What Do Breasts Look Like Under the Skin?

Underneath the skin, breasts are a layered mix of fat, glandular tissue, connective tissue, blood vessels, and lymph channels, all held together by a web of internal ligaments. There’s no muscle in the breast itself. The overall structure looks something like a cluster of grapes nestled in a pillow of fat, anchored to the chest wall behind it.

The Main Layers From Outside In

Just beneath the skin sits a layer of fat called subcutaneous adipose tissue. This is the layer that gives breasts their size and outward shape. Beneath that fat lies the glandular tissue, which is the functional part of the breast, organized into 15 to 20 separate sections called lobes arranged in a circular pattern, like the sections of an orange radiating out from the nipple.

Behind all of that glandular and fatty tissue is another thin layer of connective tissue that sits on top of the pectoralis major, the large chest muscle. Between the breast and the muscle is a small gliding space called the retromammary space. This pocket of loose tissue is what allows the breast to move somewhat independently from the chest wall underneath.

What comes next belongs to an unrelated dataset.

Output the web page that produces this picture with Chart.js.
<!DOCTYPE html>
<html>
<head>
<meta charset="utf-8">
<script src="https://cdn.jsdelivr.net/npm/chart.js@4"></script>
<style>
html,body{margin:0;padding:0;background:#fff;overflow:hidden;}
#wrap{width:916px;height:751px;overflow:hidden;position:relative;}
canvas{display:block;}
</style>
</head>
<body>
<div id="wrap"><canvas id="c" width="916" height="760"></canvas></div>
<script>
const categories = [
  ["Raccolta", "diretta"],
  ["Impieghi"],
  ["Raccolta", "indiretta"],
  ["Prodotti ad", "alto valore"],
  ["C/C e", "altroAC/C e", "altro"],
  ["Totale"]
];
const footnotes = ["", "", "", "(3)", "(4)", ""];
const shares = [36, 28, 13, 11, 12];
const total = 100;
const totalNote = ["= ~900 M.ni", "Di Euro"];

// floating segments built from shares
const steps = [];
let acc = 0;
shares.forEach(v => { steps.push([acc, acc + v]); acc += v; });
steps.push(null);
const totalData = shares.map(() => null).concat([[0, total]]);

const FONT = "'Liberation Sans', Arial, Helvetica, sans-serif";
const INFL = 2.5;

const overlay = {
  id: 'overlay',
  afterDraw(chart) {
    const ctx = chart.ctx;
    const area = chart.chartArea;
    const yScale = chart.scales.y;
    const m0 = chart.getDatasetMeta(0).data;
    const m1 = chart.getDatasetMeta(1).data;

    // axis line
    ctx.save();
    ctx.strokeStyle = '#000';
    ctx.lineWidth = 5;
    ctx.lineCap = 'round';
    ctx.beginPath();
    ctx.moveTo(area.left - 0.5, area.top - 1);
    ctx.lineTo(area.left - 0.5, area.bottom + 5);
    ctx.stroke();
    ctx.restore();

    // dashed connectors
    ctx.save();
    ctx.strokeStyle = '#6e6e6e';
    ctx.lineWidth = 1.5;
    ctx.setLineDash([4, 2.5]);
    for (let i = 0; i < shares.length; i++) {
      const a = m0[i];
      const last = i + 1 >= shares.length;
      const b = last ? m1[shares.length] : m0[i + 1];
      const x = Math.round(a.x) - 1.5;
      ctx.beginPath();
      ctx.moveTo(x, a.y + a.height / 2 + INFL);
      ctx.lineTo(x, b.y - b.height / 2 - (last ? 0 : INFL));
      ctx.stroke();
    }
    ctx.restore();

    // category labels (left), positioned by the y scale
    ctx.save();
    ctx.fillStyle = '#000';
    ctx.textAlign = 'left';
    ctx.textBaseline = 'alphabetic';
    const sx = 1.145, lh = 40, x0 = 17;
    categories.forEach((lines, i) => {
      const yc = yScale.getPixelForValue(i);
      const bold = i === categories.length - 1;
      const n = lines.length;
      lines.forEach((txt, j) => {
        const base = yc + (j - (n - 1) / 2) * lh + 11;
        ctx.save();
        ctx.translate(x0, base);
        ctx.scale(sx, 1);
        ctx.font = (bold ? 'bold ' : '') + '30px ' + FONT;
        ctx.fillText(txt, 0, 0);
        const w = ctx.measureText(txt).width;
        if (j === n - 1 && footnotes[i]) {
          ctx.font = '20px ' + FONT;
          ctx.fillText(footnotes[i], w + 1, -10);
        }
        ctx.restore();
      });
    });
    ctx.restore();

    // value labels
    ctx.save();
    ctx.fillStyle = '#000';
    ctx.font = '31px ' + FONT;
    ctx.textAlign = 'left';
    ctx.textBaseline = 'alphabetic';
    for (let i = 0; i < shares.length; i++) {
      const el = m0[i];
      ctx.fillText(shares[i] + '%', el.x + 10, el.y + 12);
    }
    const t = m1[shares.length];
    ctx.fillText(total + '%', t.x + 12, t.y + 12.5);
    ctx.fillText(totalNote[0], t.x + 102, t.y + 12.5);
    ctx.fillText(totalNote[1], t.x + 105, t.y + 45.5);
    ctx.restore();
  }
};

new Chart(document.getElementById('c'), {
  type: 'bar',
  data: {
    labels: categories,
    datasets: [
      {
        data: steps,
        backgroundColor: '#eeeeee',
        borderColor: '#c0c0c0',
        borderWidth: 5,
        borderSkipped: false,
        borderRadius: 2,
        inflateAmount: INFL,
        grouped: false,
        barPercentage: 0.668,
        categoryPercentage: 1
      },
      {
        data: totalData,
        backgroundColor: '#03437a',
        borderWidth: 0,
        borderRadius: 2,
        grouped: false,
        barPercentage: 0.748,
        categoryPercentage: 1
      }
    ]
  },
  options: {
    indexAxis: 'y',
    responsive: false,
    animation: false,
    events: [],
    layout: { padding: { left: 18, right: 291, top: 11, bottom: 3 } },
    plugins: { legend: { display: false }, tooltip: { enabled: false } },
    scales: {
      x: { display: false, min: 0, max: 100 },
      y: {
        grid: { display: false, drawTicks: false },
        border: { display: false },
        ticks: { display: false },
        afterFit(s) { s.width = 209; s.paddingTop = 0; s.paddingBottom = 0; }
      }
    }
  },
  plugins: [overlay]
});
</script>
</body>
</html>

How the Glandular Tissue Is Organized

Each of the 15 to 20 lobes contains many smaller sections called lobules. The lobules end in dozens of tiny bulbs, which are the structures that can produce milk. These bulbs, lobules, and lobes are all connected by a branching network of thin tubes called ducts, which converge toward the nipple like streams flowing into a river. If you could see only the duct system in isolation, it would look like a small, branching tree with the trunk at the nipple and the tiniest branches ending deep inside the breast.

The glandular tissue is most concentrated in the upper outer portion of the breast, extending toward the armpit. This is one reason that area tends to feel lumpier or denser than the rest of the breast.

The Internal Scaffolding

Holding everything in place is a framework of fibrous, semi-elastic bands called Cooper’s ligaments. These ligaments run from the connective tissue covering the chest muscle all the way through the breast and attach directly to the inner surface of the skin. They divide the breast into a honeycomb of interconnecting pockets, and each pocket contains glandular tissue surrounded by cushions of fat.

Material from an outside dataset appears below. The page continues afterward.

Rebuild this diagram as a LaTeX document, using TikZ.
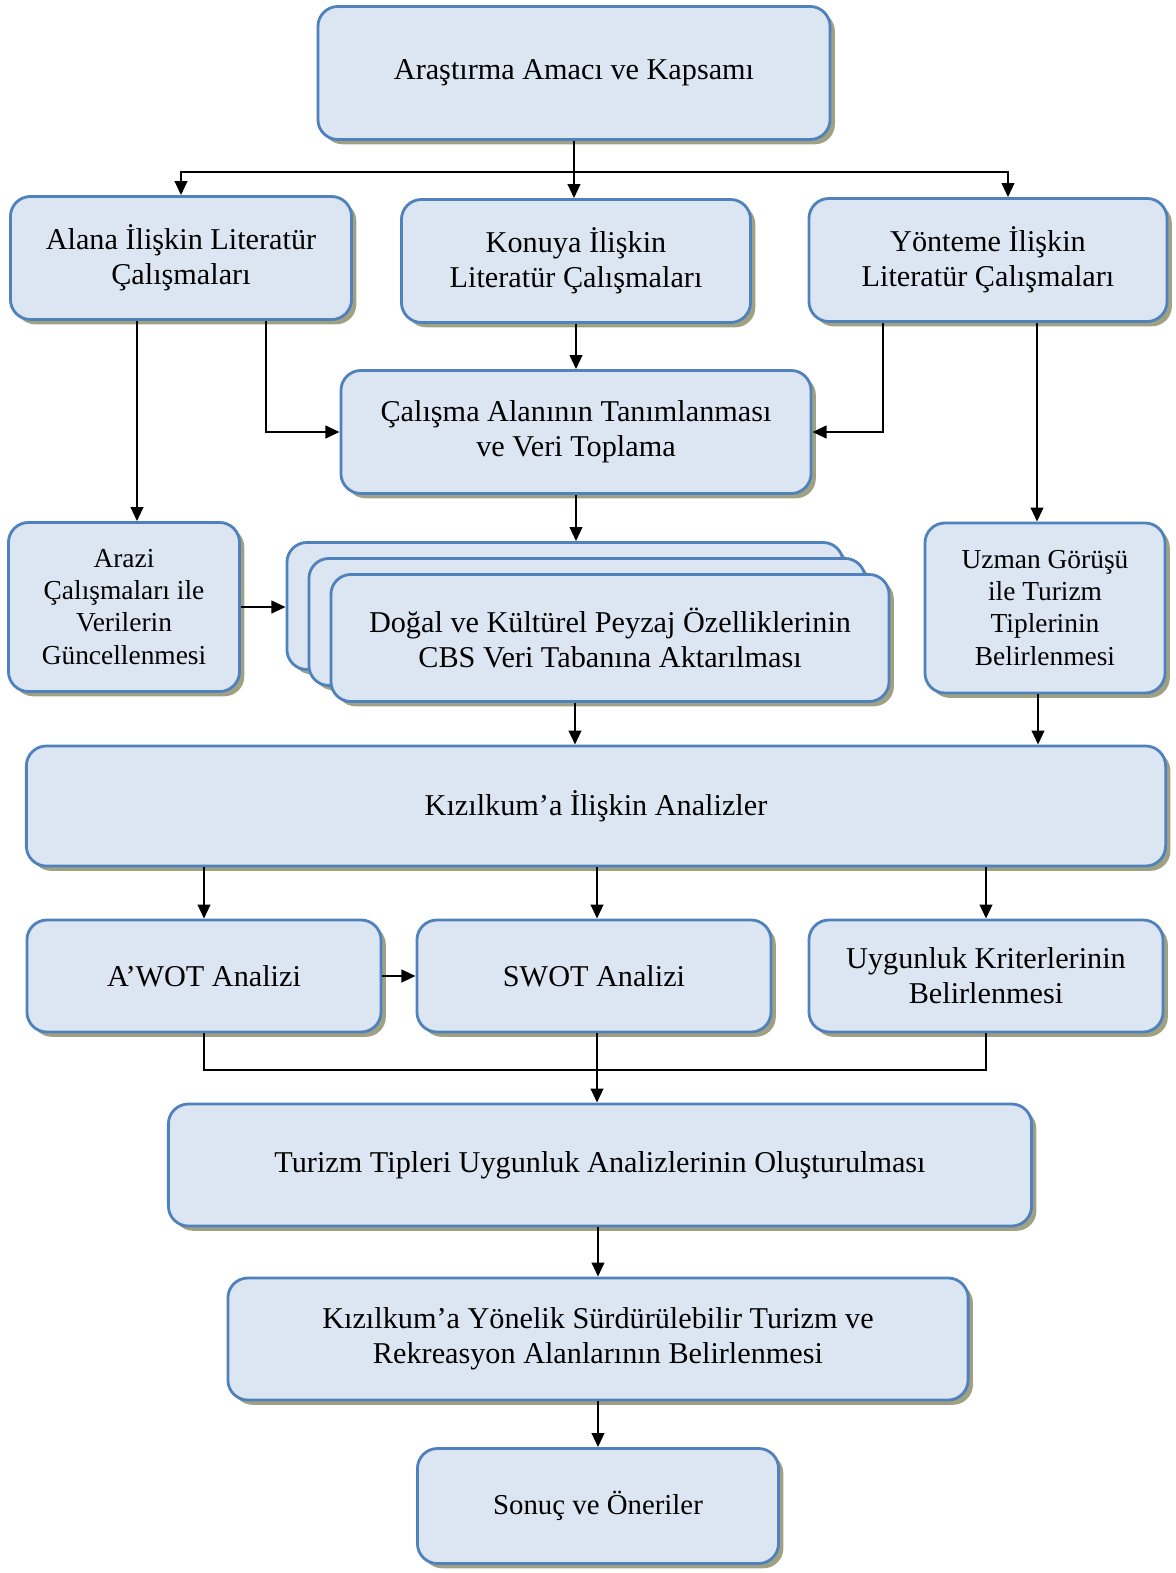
\documentclass[tikz,border=0pt]{standalone}
\usepackage{fontspec}
\setmainfont{Liberation Serif}
\usetikzlibrary{arrows.meta,shadows}

\definecolor{boxfill}{RGB}{220,230,242}
\definecolor{boxline}{RGB}{79,129,189}
\definecolor{shade}{RGB}{150,150,118}

\tikzset{
  box/.style={draw=boxline, fill=boxfill, line width=2pt, rounded corners=0.5cm,
    align=center, inner sep=2pt, font=\fontsize{21.5}{25}\selectfont,
    drop shadow={shadow xshift=0.12cm, shadow yshift=-0.12cm, fill=shade, opacity=0.9}},
  smalltext/.style={font=\fontsize{19.5}{22.8}\selectfont},
  arr/.style={-{Triangle[length=10pt,width=9pt]}, line width=1.5pt},
  link/.style={line width=1.5pt},
}

\begin{document}
\begin{tikzpicture}[x=0.025cm, y=-0.025cm]
\useasboundingbox (0,0) rectangle (1176,1573);

% Top
\node[box, minimum width=12.8cm, minimum height=3.325cm] (aim) at (574,73) {Araştırma Amacı ve Kapsamı};

% Literature row
\node[box, minimum width=8.525cm, minimum height=3.075cm] (alana) at (181,258) {Alana İlişkin Literatür\\Çalışmaları};
\node[box, minimum width=8.725cm, minimum height=3.075cm] (konu) at (576,261) {Konuya İlişkin\\Literatür Çalışmaları};
\node[box, minimum width=8.95cm, minimum height=3.075cm] (yontem) at (988,260) {Yönteme İlişkin\\Literatür Çalışmaları};

% Study area
\node[box, minimum width=11.75cm, minimum height=3.075cm] (alan) at (576,432) {Çalışma Alanının Tanımlanması\\ve Veri Toplama};

% Middle row
\node[box, smalltext, minimum width=5.775cm, minimum height=4.225cm] (arazi) at (124,607) {Arazi\\Çalışmaları ile\\Verilerin\\Güncellenmesi};
\node[box, minimum width=13.9cm, minimum height=3.175cm] (cbsA) at (565,606) {};
\node[box, minimum width=13.9cm, minimum height=3.175cm] (cbsB) at (587,622) {};
\node[box, minimum width=13.95cm, minimum height=3.175cm] (cbs) at (610,638) {Doğal ve Kültürel Peyzaj Özelliklerinin\\CBS Veri Tabanına Aktarılması};
\node[box, smalltext, minimum width=6cm, minimum height=4.25cm] (uzman) at (1045,608) {Uzman Görüşü\\ile Turizm\\Tiplerinin\\Belirlenmesi};

% Analyses
\node[box, minimum width=28.475cm, minimum height=3cm] (analiz) at (596,806) {Kızılkum’a İlişkin Analizler};

\node[box, minimum width=8.85cm, minimum height=2.8cm] (awot) at (204,976) {A’WOT Analizi};
\node[box, minimum width=8.85cm, minimum height=2.8cm] (swot) at (594,976) {SWOT Analizi};
\node[box, minimum width=8.85cm, minimum height=2.8cm] (kriter) at (986,976) {Uygunluk Kriterlerinin\\Belirlenmesi};

% Results
\node[box, minimum width=21.575cm, minimum height=3.05cm] (uygun) at (600,1165) {Turizm Tipleri Uygunluk Analizlerinin Oluşturulması};
\node[box, minimum width=18.5cm, minimum height=3.05cm] (rekre) at (598,1339) {Kızılkum’a Yönelik Sürdürülebilir Turizm ve\\Rekreasyon Alanlarının Belirlenmesi};
\node[box, font=\fontsize{20.5}{24}\selectfont, minimum width=9.025cm, minimum height=2.875cm] (sonuc) at (598,1506) {Sonuç ve Öneriler};

% Connectors
\coordinate (split) at (aim.south |- 0,172);
\coordinate (merge) at (597,1070);

\draw[link] (aim.south) -- (split);
\draw[arr] (split) -| (alana.north);
\draw[arr] (split) -- (split |- konu.north);
\draw[arr] (split) -| ([xshift=0.5cm]yontem.north);

\draw[arr] (konu.south) -- (konu.south |- alan.north);
\draw[arr] ([xshift=2.125cm]alana.south) |- (alan.west);
\draw[arr] ([xshift=-2.625cm]yontem.south) |- (alan.east);
\draw[arr] ([xshift=-1.1cm]alana.south) -- ([xshift=-1.1cm]alana.south |- arazi.north);
\draw[arr] ([xshift=1.225cm]yontem.south) -- ([xshift=1.225cm]yontem.south |- uzman.north);

\draw[arr] (alan.south) -- (alan.south |- cbsA.north);
\draw[arr] (arazi.east) -- (arazi.east -| cbsA.west);
\draw[arr] ([xshift=-0.875cm]cbs.south) -- ([xshift=-0.875cm]cbs.south |- analiz.north);
\draw[arr] ([xshift=-0.175cm]uzman.south) -- ([xshift=-0.175cm]uzman.south |- analiz.north);

\draw[arr] (awot.north |- analiz.south) -- (awot.north);
\draw[arr] ([xshift=0.075cm]swot.north |- analiz.south) -- ([xshift=0.075cm]swot.north);
\draw[arr] (kriter.north |- analiz.south) -- (kriter.north);
\draw[arr] (awot.east) -- (swot.west);

\draw[link] (awot.south) |- (merge) -| (kriter.south);
\draw[arr] (merge |- swot.south) -- (merge |- uygun.north);
\draw[arr] (rekre.north |- uygun.south) -- (rekre.north);
\draw[arr] (rekre.south) -- (sonuc.north);

\end{tikzpicture}
\end{document}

When Cooper’s ligaments are strong and not overly stretched, the breast feels firm and holds its shape. Over time, gravity, weight changes, and aging can stretch these ligaments, which contributes to sagging. When the ligaments loosen enough, the skin over them can even develop fine wrinkling, because the internal support pulling the skin taut from the inside has weakened.

Blood Supply and Lymph Channels

Breasts have a rich blood supply coming from multiple directions. The inner half is fed by arteries that run along the inside of the chest wall, branching off from vessels near the collarbone. The outer half receives blood from arteries that come through the armpit area and from branches running between the ribs. This dual supply is why breast tissue stays well-nourished and can change rapidly during events like puberty, menstrual cycles, and pregnancy.

Woven throughout the breast is a network of lymph channels, tiny vessels that carry immune fluid away from the tissue. Most of this fluid drains toward lymph nodes in the armpit (the axillary nodes), though some drains toward nodes near the breastbone or above the collarbone. This lymph system is invisible from the outside but plays a significant role in how breast cancers can spread, which is why doctors check armpit lymph nodes during cancer evaluations.

How Breast Composition Varies

Not everyone’s breasts look the same on the inside. The ratio of fat to glandular and fibrous tissue varies widely from person to person, and this is what doctors refer to as breast density. On imaging, dense tissue appears white while fat appears dark, so two breasts of the same external size can look completely different internally.

Breast density falls into four categories. At one end, breasts that are almost entirely fatty contain very little dense tissue and appear mostly dark on a mammogram. At the other end, extremely dense breasts are packed with fibrous and glandular tissue, appearing almost entirely white. Most people fall somewhere in between, with scattered areas of denser tissue mixed in with fat, or a heterogeneously dense pattern where dense tissue is present throughout but not uniform. Density isn’t something you can feel or predict from breast size alone. Small breasts can be extremely dense, and large breasts can be almost entirely fatty.

How the Internal Structure Changes With Age

The internal composition of the breast is not static. During reproductive years, the balance between glandular tissue and fat shifts with hormonal cycles. Glandular tissue swells slightly before menstruation and shrinks afterward. During pregnancy and breastfeeding, the lobules and ducts expand dramatically as they become active milk producers, temporarily increasing the glandular proportion.

After menopause, a process called lobular involution gradually replaces the glandular tissue with fat. The milk-producing lobules slowly disappear, and the breast becomes softer and less dense over time. This is a normal biological process, and it’s one reason mammograms become easier to read in older women: with less dense tissue, abnormalities are easier to spot against the darker fatty background. However, the pace of involution varies. Some postmenopausal women retain dense glandular tissue well into their later years, while others complete the transition relatively quickly.

The ligaments also change with age, gradually losing elasticity. Combined with the shift from firmer glandular tissue to softer fat, this is the structural reason breasts change shape over decades, even without significant weight changes.